[Figure scripts]
[START]

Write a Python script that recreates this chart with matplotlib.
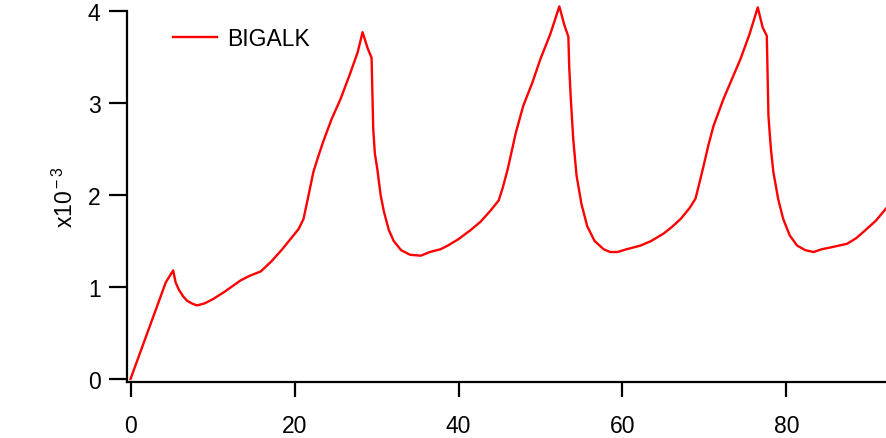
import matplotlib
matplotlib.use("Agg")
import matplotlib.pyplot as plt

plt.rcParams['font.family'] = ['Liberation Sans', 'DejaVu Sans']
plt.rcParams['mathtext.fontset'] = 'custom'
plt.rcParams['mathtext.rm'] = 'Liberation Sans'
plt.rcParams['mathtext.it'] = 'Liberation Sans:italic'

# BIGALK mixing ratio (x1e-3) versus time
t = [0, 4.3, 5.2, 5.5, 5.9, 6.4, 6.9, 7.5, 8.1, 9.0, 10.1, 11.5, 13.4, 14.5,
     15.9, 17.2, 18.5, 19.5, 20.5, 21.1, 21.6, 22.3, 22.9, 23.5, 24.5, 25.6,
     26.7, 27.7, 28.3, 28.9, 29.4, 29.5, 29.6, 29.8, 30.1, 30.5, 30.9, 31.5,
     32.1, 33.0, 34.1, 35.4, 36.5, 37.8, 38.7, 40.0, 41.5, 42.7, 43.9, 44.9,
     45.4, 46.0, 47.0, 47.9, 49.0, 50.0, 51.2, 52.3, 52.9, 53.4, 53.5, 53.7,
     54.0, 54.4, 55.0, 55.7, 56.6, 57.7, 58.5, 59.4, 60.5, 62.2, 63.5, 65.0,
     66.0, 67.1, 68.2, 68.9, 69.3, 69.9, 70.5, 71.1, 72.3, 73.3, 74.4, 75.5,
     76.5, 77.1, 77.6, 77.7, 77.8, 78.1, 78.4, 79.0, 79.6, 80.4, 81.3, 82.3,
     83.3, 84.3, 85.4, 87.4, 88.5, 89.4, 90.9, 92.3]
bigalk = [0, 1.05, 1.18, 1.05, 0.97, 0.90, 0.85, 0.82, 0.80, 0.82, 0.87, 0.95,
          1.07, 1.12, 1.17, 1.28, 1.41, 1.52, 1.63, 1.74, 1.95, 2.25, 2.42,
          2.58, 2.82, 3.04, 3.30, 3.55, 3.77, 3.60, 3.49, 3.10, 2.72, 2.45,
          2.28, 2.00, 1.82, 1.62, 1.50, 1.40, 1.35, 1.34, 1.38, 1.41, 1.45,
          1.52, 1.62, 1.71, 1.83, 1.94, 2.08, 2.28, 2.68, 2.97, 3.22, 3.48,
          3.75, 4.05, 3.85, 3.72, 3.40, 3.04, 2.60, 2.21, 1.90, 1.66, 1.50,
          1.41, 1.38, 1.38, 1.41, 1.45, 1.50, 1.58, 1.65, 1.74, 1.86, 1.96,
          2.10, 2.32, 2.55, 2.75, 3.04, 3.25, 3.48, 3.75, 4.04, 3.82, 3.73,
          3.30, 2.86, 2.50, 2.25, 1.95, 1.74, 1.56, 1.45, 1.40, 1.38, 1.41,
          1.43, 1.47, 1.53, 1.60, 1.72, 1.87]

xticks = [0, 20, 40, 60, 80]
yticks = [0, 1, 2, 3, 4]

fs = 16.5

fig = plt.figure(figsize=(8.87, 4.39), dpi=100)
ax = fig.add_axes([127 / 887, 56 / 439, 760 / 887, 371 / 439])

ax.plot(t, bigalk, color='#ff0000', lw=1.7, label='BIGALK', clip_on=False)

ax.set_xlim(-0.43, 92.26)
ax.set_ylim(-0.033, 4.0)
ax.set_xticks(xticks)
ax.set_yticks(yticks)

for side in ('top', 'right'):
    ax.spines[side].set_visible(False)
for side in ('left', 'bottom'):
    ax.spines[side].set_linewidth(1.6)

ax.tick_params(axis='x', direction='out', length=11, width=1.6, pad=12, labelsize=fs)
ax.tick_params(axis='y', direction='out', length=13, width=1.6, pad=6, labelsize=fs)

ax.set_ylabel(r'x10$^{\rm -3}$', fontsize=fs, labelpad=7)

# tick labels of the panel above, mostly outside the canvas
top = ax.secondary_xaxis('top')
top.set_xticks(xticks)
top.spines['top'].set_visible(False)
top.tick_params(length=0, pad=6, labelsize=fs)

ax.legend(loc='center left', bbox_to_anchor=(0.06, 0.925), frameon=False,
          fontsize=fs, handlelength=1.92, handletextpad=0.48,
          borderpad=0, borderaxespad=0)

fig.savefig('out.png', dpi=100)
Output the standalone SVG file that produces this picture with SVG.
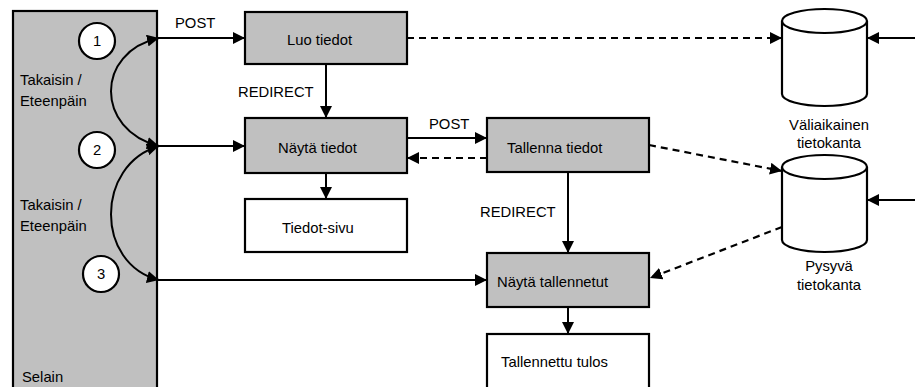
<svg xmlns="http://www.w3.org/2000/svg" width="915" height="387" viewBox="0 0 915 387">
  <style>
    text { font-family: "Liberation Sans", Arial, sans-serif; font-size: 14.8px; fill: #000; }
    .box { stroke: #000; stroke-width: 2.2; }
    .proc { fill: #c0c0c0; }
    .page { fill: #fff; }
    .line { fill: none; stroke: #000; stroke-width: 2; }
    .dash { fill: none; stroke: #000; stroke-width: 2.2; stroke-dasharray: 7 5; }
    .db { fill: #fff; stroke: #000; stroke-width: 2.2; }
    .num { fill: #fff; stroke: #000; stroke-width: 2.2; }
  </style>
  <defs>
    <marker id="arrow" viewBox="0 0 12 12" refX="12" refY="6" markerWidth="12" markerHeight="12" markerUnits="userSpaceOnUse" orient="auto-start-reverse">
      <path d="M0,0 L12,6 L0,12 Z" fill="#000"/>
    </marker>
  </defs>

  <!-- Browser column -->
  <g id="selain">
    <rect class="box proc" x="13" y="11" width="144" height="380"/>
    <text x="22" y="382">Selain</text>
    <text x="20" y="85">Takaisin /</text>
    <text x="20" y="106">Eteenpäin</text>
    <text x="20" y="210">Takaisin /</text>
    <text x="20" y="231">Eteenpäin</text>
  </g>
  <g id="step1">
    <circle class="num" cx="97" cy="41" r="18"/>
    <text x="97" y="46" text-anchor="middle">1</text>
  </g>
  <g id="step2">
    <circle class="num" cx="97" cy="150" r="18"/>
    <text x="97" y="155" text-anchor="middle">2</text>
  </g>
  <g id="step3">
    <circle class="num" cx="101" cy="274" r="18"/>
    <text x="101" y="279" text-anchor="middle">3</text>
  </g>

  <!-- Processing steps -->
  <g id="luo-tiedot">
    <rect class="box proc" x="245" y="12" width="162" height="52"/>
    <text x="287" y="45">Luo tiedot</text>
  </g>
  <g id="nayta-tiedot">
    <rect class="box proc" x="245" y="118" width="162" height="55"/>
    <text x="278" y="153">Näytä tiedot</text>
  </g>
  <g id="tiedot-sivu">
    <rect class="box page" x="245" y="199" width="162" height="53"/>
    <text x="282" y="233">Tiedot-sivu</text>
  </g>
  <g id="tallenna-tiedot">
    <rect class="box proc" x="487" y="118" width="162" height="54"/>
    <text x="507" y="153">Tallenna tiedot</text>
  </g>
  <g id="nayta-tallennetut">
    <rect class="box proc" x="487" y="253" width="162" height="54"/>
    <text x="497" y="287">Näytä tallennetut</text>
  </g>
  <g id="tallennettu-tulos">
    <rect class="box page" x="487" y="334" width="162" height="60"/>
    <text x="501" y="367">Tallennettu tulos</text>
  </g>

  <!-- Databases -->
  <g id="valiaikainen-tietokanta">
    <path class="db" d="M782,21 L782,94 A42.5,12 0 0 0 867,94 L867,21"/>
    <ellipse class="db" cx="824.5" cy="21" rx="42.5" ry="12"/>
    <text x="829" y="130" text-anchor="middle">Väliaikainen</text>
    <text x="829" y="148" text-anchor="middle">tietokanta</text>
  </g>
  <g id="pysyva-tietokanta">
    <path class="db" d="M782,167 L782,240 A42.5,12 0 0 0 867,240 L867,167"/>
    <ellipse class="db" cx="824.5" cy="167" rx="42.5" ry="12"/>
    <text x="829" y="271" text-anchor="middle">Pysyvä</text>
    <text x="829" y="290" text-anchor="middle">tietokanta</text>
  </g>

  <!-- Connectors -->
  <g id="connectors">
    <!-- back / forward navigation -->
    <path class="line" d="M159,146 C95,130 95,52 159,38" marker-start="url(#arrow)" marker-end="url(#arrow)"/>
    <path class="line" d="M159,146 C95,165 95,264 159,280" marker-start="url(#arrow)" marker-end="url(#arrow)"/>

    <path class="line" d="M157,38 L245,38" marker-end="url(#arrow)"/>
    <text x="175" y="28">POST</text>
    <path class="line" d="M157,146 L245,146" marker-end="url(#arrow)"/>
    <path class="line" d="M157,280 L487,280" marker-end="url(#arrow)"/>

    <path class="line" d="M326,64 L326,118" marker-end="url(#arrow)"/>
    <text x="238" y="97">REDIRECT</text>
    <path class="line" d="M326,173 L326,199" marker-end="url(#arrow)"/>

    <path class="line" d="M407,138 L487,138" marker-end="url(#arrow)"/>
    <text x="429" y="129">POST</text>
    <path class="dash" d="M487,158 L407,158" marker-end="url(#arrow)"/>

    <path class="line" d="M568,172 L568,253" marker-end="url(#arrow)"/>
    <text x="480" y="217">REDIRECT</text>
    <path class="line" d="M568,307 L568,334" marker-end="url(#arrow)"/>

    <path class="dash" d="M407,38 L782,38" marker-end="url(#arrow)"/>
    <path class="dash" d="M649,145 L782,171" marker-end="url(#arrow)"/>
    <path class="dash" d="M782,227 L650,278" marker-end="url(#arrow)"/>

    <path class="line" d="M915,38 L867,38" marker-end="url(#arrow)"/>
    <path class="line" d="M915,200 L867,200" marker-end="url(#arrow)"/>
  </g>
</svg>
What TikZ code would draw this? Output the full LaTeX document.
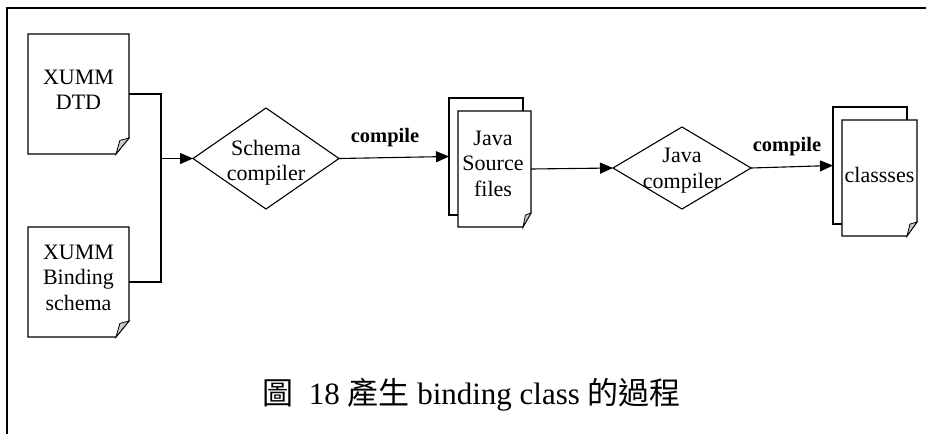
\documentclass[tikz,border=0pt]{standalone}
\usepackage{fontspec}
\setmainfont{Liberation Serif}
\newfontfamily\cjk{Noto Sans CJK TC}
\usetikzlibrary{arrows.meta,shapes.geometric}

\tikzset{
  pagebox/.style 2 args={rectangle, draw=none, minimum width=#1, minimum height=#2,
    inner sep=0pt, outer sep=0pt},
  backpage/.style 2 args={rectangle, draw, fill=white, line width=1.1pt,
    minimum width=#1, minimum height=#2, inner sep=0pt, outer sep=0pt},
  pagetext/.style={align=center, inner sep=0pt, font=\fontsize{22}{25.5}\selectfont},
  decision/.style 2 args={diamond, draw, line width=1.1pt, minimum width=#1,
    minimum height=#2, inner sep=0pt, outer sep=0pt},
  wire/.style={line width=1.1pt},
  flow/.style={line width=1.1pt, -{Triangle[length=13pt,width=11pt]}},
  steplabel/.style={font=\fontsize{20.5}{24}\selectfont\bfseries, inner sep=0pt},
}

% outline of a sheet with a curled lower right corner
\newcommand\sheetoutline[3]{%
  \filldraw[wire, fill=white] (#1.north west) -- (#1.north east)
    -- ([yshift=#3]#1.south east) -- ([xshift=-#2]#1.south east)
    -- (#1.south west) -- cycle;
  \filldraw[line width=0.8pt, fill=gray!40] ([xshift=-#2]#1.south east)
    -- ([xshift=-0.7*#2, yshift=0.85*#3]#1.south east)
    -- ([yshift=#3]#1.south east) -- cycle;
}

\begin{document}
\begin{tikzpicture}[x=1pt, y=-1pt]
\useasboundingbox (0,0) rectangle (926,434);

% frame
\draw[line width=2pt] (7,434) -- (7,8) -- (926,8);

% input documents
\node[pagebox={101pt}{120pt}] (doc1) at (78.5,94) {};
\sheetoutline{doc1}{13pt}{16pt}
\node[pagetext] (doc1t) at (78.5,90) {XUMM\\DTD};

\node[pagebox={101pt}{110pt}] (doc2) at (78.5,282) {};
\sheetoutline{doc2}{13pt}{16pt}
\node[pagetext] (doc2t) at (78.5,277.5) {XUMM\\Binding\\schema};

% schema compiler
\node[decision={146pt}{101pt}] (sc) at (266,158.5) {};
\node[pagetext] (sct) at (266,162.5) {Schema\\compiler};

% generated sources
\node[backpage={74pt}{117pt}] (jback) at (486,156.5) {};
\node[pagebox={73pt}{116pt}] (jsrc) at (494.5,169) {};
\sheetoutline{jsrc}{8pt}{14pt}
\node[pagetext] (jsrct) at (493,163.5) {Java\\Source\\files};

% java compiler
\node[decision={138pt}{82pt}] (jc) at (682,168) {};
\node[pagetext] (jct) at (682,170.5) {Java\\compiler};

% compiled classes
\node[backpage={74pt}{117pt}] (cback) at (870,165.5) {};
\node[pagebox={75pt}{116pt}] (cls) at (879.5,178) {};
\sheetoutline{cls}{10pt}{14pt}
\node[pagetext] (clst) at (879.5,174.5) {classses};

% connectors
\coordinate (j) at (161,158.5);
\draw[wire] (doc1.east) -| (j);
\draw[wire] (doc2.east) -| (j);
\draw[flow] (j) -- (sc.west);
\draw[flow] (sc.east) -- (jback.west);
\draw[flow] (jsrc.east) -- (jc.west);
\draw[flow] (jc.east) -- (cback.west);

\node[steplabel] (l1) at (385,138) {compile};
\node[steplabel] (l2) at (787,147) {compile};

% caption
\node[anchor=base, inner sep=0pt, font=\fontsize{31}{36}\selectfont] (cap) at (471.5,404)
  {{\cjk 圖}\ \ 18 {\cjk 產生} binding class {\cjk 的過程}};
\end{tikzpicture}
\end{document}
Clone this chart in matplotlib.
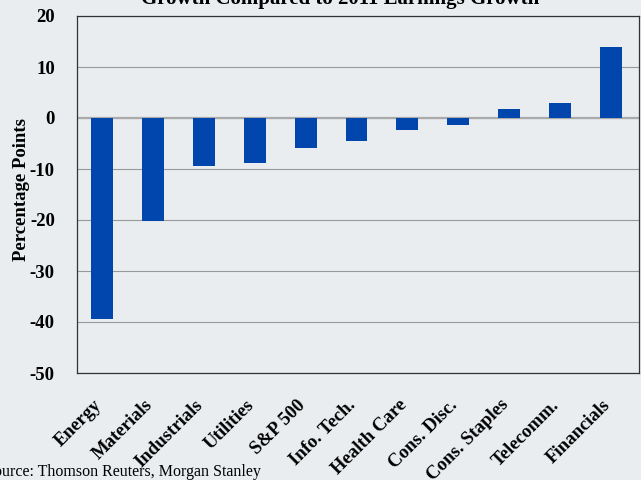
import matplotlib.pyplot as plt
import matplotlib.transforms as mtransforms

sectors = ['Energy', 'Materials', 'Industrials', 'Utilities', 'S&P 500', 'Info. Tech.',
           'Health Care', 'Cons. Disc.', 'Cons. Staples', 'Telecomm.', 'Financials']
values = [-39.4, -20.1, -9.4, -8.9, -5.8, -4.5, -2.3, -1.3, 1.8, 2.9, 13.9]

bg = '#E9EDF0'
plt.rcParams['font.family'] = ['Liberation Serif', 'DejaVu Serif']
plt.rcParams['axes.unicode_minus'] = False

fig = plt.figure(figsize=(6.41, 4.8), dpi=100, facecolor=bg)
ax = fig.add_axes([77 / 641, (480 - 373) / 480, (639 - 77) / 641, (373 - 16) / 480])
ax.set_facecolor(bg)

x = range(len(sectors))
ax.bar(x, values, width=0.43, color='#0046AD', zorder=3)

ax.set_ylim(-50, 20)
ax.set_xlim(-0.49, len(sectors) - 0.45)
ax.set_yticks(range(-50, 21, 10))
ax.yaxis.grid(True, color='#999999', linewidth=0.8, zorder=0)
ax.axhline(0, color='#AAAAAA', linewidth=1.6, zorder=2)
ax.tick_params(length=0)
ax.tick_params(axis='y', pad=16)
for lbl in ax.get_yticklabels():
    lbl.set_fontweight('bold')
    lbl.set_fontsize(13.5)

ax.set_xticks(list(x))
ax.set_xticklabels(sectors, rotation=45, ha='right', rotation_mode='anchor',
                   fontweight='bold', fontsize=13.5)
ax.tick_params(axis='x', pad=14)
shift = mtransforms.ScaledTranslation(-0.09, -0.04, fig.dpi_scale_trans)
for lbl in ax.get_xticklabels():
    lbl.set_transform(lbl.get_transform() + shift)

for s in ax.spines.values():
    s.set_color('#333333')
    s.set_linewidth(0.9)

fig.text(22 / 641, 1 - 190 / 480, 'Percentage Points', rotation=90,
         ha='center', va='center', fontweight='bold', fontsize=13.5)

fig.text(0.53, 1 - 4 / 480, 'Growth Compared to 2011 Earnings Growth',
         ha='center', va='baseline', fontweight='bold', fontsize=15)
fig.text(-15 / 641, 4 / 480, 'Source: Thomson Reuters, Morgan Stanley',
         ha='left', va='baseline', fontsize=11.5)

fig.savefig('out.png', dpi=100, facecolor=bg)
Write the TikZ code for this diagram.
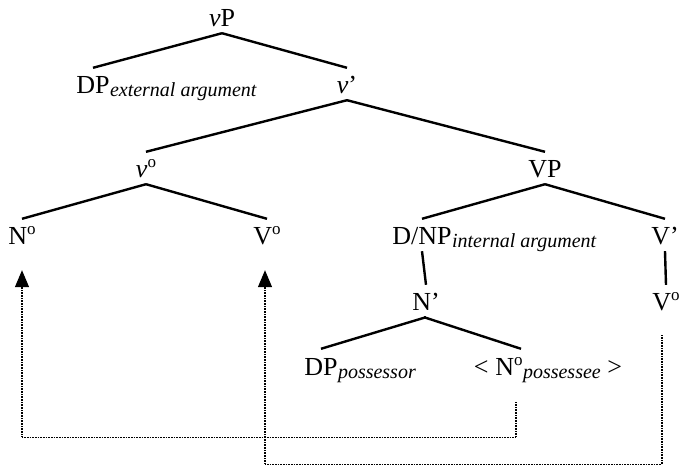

[END]

▸ WHAT YOU SHOULD DO
Copy out, exactly, every line from the one that contains "Clone this chart in matplotlib." through the one that contains "lbl.set_fontsize(13.5)". Pictures stay out of the copy.

▸ RESULT OF THE TASK
Clone this chart in matplotlib.
import matplotlib.pyplot as plt
import matplotlib.transforms as mtransforms

sectors = ['Energy', 'Materials', 'Industrials', 'Utilities', 'S&P 500', 'Info. Tech.',
           'Health Care', 'Cons. Disc.', 'Cons. Staples', 'Telecomm.', 'Financials']
values = [-39.4, -20.1, -9.4, -8.9, -5.8, -4.5, -2.3, -1.3, 1.8, 2.9, 13.9]

bg = '#E9EDF0'
plt.rcParams['font.family'] = ['Liberation Serif', 'DejaVu Serif']
plt.rcParams['axes.unicode_minus'] = False

fig = plt.figure(figsize=(6.41, 4.8), dpi=100, facecolor=bg)
ax = fig.add_axes([77 / 641, (480 - 373) / 480, (639 - 77) / 641, (373 - 16) / 480])
ax.set_facecolor(bg)

x = range(len(sectors))
ax.bar(x, values, width=0.43, color='#0046AD', zorder=3)

ax.set_ylim(-50, 20)
ax.set_xlim(-0.49, len(sectors) - 0.45)
ax.set_yticks(range(-50, 21, 10))
ax.yaxis.grid(True, color='#999999', linewidth=0.8, zorder=0)
ax.axhline(0, color='#AAAAAA', linewidth=1.6, zorder=2)
ax.tick_params(length=0)
ax.tick_params(axis='y', pad=16)
for lbl in ax.get_yticklabels():
    lbl.set_fontweight('bold')
    lbl.set_fontsize(13.5)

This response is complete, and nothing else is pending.